Task requirements
Search the data below for the word "chart" and copy each line that holds it.

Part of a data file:
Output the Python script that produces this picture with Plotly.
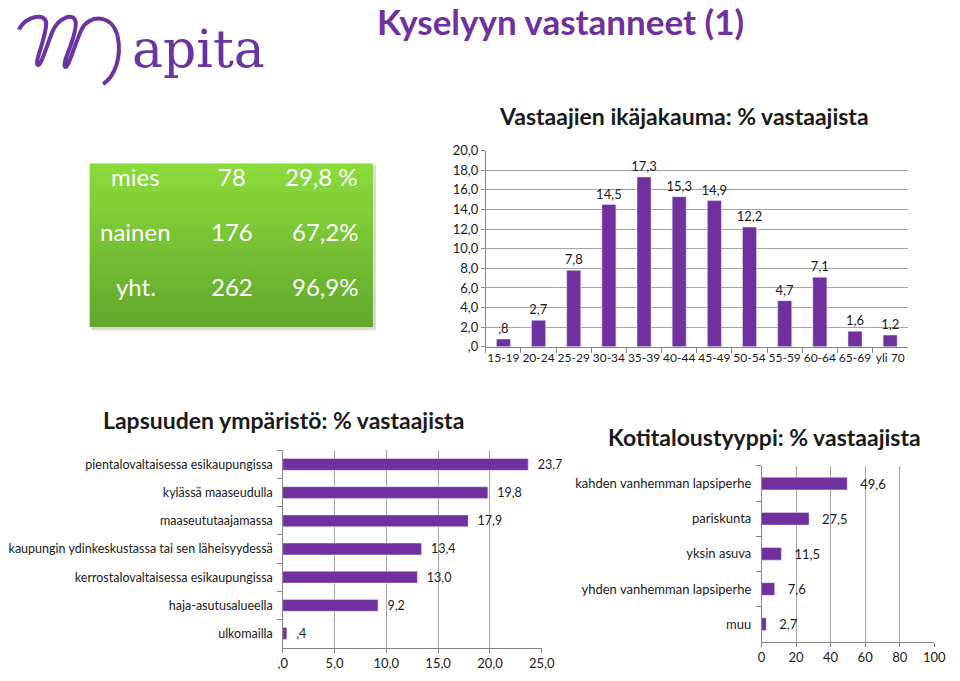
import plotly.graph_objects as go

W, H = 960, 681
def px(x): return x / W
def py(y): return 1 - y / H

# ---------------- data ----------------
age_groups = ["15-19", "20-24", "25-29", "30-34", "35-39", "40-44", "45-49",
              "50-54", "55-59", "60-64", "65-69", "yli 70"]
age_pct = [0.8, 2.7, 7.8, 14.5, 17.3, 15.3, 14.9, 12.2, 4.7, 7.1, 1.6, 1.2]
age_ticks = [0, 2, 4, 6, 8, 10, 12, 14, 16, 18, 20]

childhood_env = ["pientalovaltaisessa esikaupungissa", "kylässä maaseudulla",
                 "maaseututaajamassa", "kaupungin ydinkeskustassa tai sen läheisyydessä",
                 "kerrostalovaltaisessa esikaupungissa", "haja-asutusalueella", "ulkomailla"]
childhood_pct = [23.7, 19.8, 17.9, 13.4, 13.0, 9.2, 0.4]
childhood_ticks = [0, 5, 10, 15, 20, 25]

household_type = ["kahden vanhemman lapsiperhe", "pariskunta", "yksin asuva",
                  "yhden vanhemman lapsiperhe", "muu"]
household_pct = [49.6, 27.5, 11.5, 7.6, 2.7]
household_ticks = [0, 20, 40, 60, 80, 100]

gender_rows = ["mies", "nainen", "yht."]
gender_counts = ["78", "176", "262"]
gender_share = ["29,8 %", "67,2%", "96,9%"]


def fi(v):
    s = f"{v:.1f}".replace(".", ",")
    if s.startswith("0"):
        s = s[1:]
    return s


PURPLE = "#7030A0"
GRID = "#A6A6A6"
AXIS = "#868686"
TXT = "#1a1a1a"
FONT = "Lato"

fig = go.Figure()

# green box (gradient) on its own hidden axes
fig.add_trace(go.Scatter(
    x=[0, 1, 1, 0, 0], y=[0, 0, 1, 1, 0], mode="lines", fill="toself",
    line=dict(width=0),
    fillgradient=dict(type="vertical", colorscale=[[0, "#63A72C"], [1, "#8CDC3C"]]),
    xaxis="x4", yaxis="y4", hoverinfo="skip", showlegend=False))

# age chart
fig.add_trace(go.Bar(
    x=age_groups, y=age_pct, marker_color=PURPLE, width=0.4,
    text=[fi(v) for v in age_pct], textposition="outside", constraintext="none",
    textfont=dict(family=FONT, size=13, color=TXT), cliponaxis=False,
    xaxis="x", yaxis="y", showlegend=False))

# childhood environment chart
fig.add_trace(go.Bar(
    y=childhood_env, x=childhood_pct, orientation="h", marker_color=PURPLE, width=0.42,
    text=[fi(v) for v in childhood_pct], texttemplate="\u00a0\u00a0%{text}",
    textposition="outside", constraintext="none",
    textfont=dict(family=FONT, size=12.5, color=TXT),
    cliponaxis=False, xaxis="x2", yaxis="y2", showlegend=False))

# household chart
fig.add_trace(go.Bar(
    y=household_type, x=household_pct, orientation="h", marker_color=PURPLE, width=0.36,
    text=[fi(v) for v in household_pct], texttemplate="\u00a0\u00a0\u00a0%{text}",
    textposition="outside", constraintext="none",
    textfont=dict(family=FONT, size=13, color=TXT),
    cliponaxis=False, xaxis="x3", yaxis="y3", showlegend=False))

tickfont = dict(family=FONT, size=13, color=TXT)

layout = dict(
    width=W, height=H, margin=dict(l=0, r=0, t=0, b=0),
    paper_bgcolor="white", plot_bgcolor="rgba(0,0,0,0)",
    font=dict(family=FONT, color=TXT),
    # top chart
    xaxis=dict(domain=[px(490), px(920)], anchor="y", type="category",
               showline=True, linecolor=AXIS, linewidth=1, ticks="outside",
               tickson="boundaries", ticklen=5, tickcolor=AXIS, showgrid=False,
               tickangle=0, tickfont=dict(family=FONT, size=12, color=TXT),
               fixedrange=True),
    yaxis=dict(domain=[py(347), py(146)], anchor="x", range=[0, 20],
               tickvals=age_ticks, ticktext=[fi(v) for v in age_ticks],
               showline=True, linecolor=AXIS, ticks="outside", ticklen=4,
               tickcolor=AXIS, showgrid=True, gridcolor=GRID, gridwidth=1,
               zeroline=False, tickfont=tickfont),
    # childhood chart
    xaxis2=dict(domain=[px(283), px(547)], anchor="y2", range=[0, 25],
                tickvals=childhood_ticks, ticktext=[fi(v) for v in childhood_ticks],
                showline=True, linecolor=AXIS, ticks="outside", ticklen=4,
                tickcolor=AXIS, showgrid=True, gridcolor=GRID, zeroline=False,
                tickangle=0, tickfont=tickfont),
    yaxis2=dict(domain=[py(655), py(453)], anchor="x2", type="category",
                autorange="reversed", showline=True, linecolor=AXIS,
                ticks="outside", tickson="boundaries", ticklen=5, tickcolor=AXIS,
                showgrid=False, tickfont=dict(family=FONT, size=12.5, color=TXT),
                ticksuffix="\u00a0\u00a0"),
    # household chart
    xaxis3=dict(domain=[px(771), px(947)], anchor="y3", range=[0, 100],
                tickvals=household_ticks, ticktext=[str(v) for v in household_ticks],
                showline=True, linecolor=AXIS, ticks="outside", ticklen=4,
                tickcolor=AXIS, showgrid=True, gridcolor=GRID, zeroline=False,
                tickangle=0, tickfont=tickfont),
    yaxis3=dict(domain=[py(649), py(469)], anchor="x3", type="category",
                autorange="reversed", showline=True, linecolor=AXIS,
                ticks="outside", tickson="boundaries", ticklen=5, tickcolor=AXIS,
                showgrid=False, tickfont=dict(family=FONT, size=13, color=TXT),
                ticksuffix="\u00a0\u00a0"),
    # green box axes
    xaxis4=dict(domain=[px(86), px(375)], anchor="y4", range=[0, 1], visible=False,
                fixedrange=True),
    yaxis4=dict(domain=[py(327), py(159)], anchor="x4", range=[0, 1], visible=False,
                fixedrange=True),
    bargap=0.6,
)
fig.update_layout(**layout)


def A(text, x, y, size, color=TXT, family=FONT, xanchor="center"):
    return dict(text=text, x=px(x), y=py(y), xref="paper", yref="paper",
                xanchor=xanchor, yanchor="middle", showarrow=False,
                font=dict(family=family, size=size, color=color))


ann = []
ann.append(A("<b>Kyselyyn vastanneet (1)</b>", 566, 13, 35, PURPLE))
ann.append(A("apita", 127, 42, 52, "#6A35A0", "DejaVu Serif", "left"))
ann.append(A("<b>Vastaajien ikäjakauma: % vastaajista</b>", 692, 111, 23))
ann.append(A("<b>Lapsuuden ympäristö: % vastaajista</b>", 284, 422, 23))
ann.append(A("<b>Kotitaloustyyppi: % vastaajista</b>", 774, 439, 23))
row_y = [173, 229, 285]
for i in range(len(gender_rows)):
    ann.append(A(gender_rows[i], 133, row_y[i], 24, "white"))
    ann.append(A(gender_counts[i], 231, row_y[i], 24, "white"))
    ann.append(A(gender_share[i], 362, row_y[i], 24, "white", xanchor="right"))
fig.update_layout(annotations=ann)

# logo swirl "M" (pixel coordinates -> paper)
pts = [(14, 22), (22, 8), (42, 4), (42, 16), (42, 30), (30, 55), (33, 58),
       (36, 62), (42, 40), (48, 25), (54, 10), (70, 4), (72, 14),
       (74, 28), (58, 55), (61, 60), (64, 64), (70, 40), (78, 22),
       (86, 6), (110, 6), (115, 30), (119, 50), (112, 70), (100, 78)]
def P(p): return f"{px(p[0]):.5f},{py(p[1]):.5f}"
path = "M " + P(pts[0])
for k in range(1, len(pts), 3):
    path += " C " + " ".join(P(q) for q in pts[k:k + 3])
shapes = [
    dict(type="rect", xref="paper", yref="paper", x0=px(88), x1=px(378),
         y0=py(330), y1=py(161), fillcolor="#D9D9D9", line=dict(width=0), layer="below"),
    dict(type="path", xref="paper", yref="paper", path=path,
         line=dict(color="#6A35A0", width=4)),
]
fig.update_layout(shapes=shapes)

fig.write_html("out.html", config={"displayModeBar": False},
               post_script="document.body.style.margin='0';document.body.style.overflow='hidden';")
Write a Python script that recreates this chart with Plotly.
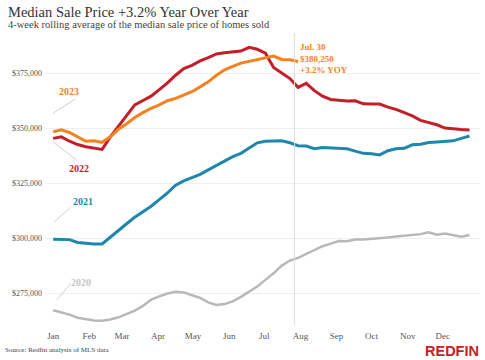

Task output
# age chart
# childhood environment chart
# household chart
    # top chart
    # childhood chart
    # household chart
Write a Python script that recreates this chart with Plotly.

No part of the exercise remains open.